Source excerpt:
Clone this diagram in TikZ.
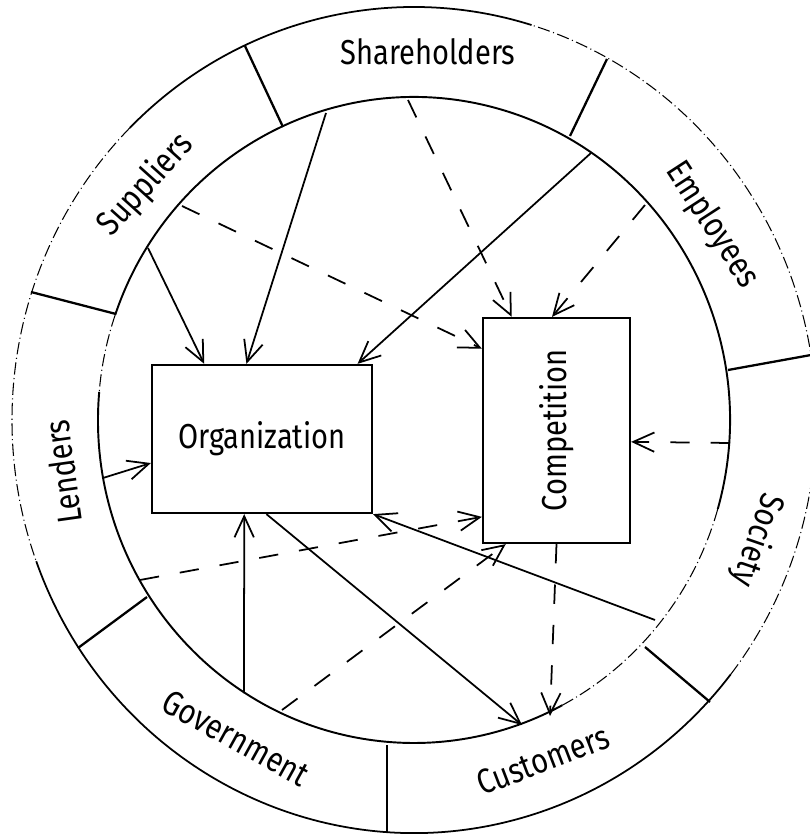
\documentclass[tikz,border=0pt]{standalone}
\usepackage{fontspec}
\usepackage{graphicx}
\newfontfamily\labelfont[FakeStretch=0.84]{Fira Sans}
\usetikzlibrary{arrows.meta,calc}

\begin{document}
\begin{tikzpicture}[
    x=0.02cm, y=0.02cm,
    every node/.style={font={\labelfont\fontsize{19.7}{24}\selectfont}},
    box/.style={draw, line width=1.3pt, inner sep=0pt},
    flow/.style={line width=1pt, -{Straight Barb[length=12pt,width=11pt]}},
    rival/.style={flow, dash pattern=on 11pt off 12pt},
    faded/.style={line width=0.6pt, dash pattern=on 7pt off 2pt on 0.6pt off 2pt}
]
\useasboundingbox (-414,-417) rectangle (395,420);

% outer ring
\draw[line width=1pt] (200:402 and 413) arc[start angle=200, end angle=322, x radius=402, y radius=413];
\draw[faded] (322:402 and 413) arc[start angle=322, end angle=433, x radius=402, y radius=413];
\draw[line width=1pt] (73:402 and 413) arc[start angle=73, end angle=135, x radius=402, y radius=413];
\draw[faded] (135:402 and 413) arc[start angle=135, end angle=200, x radius=402, y radius=413];

% inner ring
\draw[line width=1.1pt] (-16:316 and 323) arc[start angle=-16, end angle=161, x radius=316, y radius=323];
\draw[faded] (161:316 and 323) arc[start angle=161, end angle=175, x radius=316, y radius=323];
\draw[line width=1.1pt] (175:316 and 323) arc[start angle=175, end angle=298, x radius=316, y radius=323];
\draw[faded] (298:316 and 323) arc[start angle=298, end angle=344, x radius=316, y radius=323];

% sector borders
\draw[line width=1.3pt] (-131,293) -- (-169,374);
\draw[line width=1.3pt] (156,284) -- (193,361);
\draw[line width=1.3pt] (314,50) -- (397,65);
\draw[line width=1.3pt] (231,-227) -- (296,-282);
\draw[line width=1.3pt] (-27,-325) -- (-27,-413);
\draw[line width=1.3pt] (-267,-177) -- (-336,-228);
\draw[line width=1.3pt] (-298,106) -- (-383,128);

% stakeholders
\node (shareholders) at (14,368) {Shareholders};
\node[rotate=-57] (employees) at (298,195) {Employees};
\node[rotate=-109] (society) at (343,-120) {Society};
\node[rotate=21] (customers) at (129,-340) {Customers};
\node[rotate=-29] (government) at (-178,-318) {Government};
\node[rotate=98] (lenders) at (-351,-52) {Lenders};
\node[rotate=48] (suppliers) at (-268,235) {Suppliers};

\node[box, minimum width=4.4cm, minimum height=2.96cm] (org) at (-152,-19) {Organization};
\node[box, minimum width=2.94cm, minimum height=4.5cm] (comp) at (142.5,-10.5) {\rotatebox{90}{Competition}};

% ends on the inner ring
\coordinate (supA) at (-266,172);
\coordinate (supB) at (-232,214);
\coordinate (shaA) at (-88,307);
\coordinate (shaB) at (-6,320);
\coordinate (empA) at (177,267);
\coordinate (empB) at (231,215);
\coordinate (socA) at (241,-200);
\coordinate (socB) at (316,-23);
\coordinate (cusA) at (108,-305);
\coordinate (cusB) at (136,-296);
\coordinate (govA) at (-170,-273);
\coordinate (govB) at (-132,-290);
\coordinate (lenA) at (-311,-58);
\coordinate (lenB) at (-274,-160);

\draw[flow] (supA) -- ($(org.north west)!0.24!(org.north east)$);
\draw[flow] (shaA) -- ($(org.north west)!0.43!(org.north east)$);
\draw[flow] (empA) -- ($(org.north west)!0.93!(org.north east)$);
\draw[flow] (lenA) -- ($(org.north west)!0.66!(org.south west)$);
\draw[flow] (govA) -- ($(org.south west)!0.42!(org.south east)$);
\draw[flow] (socA) -- (org.south east);
\draw[flow] ($(org.south west)!0.52!(org.south east)$) -- (cusA);

\draw[rival] (supB) -- ($(comp.north west)!0.14!(comp.south west)$);
\draw[rival] (shaB) -- ($(comp.north west)!0.20!(comp.north east)$);
\draw[rival] (empB) -- ($(comp.north west)!0.47!(comp.north east)$);
\draw[rival] (socB) -- ($(comp.north east)!0.55!(comp.south east)$);
\draw[rival] (lenB) -- ($(comp.north west)!0.88!(comp.south west)$);
\draw[rival] (govB) -- ($(comp.south west)!0.16!(comp.south east)$);
\draw[rival] (comp.south) -- (cusB);
\end{tikzpicture}
\end{document}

Exercise directions:
Copy each line in full and exactly, omitting any picture.

Answer for this exercise:
Clone this diagram in TikZ.
\documentclass[tikz,border=0pt]{standalone}
\usepackage{fontspec}
\usepackage{graphicx}
\newfontfamily\labelfont[FakeStretch=0.84]{Fira Sans}
\usetikzlibrary{arrows.meta,calc}

\begin{document}
\begin{tikzpicture}[
    x=0.02cm, y=0.02cm,
    every node/.style={font={\labelfont\fontsize{19.7}{24}\selectfont}},
    box/.style={draw, line width=1.3pt, inner sep=0pt},
    flow/.style={line width=1pt, -{Straight Barb[length=12pt,width=11pt]}},
    rival/.style={flow, dash pattern=on 11pt off 12pt},
    faded/.style={line width=0.6pt, dash pattern=on 7pt off 2pt on 0.6pt off 2pt}
]
\useasboundingbox (-414,-417) rectangle (395,420);

% outer ring
\draw[line width=1pt] (200:402 and 413) arc[start angle=200, end angle=322, x radius=402, y radius=413];
\draw[faded] (322:402 and 413) arc[start angle=322, end angle=433, x radius=402, y radius=413];
\draw[line width=1pt] (73:402 and 413) arc[start angle=73, end angle=135, x radius=402, y radius=413];
\draw[faded] (135:402 and 413) arc[start angle=135, end angle=200, x radius=402, y radius=413];

% inner ring
\draw[line width=1.1pt] (-16:316 and 323) arc[start angle=-16, end angle=161, x radius=316, y radius=323];
\draw[faded] (161:316 and 323) arc[start angle=161, end angle=175, x radius=316, y radius=323];
\draw[line width=1.1pt] (175:316 and 323) arc[start angle=175, end angle=298, x radius=316, y radius=323];
\draw[faded] (298:316 and 323) arc[start angle=298, end angle=344, x radius=316, y radius=323];

% sector borders
\draw[line width=1.3pt] (-131,293) -- (-169,374);
\draw[line width=1.3pt] (156,284) -- (193,361);
\draw[line width=1.3pt] (314,50) -- (397,65);
\draw[line width=1.3pt] (231,-227) -- (296,-282);
\draw[line width=1.3pt] (-27,-325) -- (-27,-413);
\draw[line width=1.3pt] (-267,-177) -- (-336,-228);
\draw[line width=1.3pt] (-298,106) -- (-383,128);

% stakeholders
\node (shareholders) at (14,368) {Shareholders};
\node[rotate=-57] (employees) at (298,195) {Employees};
\node[rotate=-109] (society) at (343,-120) {Society};
\node[rotate=21] (customers) at (129,-340) {Customers};
\node[rotate=-29] (government) at (-178,-318) {Government};
\node[rotate=98] (lenders) at (-351,-52) {Lenders};
\node[rotate=48] (suppliers) at (-268,235) {Suppliers};

\node[box, minimum width=4.4cm, minimum height=2.96cm] (org) at (-152,-19) {Organization};
\node[box, minimum width=2.94cm, minimum height=4.5cm] (comp) at (142.5,-10.5) {\rotatebox{90}{Competition}};

% ends on the inner ring
\coordinate (supA) at (-266,172);
\coordinate (supB) at (-232,214);
\coordinate (shaA) at (-88,307);
\coordinate (shaB) at (-6,320);
\coordinate (empA) at (177,267);
\coordinate (empB) at (231,215);
\coordinate (socA) at (241,-200);
\coordinate (socB) at (316,-23);
\coordinate (cusA) at (108,-305);
\coordinate (cusB) at (136,-296);
\coordinate (govA) at (-170,-273);
\coordinate (govB) at (-132,-290);
\coordinate (lenA) at (-311,-58);
\coordinate (lenB) at (-274,-160);

\draw[flow] (supA) -- ($(org.north west)!0.24!(org.north east)$);
\draw[flow] (shaA) -- ($(org.north west)!0.43!(org.north east)$);
\draw[flow] (empA) -- ($(org.north west)!0.93!(org.north east)$);
\draw[flow] (lenA) -- ($(org.north west)!0.66!(org.south west)$);
\draw[flow] (govA) -- ($(org.south west)!0.42!(org.south east)$);
\draw[flow] (socA) -- (org.south east);
\draw[flow] ($(org.south west)!0.52!(org.south east)$) -- (cusA);

\draw[rival] (supB) -- ($(comp.north west)!0.14!(comp.south west)$);
\draw[rival] (shaB) -- ($(comp.north west)!0.20!(comp.north east)$);
\draw[rival] (empB) -- ($(comp.north west)!0.47!(comp.north east)$);
\draw[rival] (socB) -- ($(comp.north east)!0.55!(comp.south east)$);
\draw[rival] (lenB) -- ($(comp.north west)!0.88!(comp.south west)$);
\draw[rival] (govB) -- ($(comp.south west)!0.16!(comp.south east)$);
\draw[rival] (comp.south) -- (cusB);
\end{tikzpicture}
\end{document}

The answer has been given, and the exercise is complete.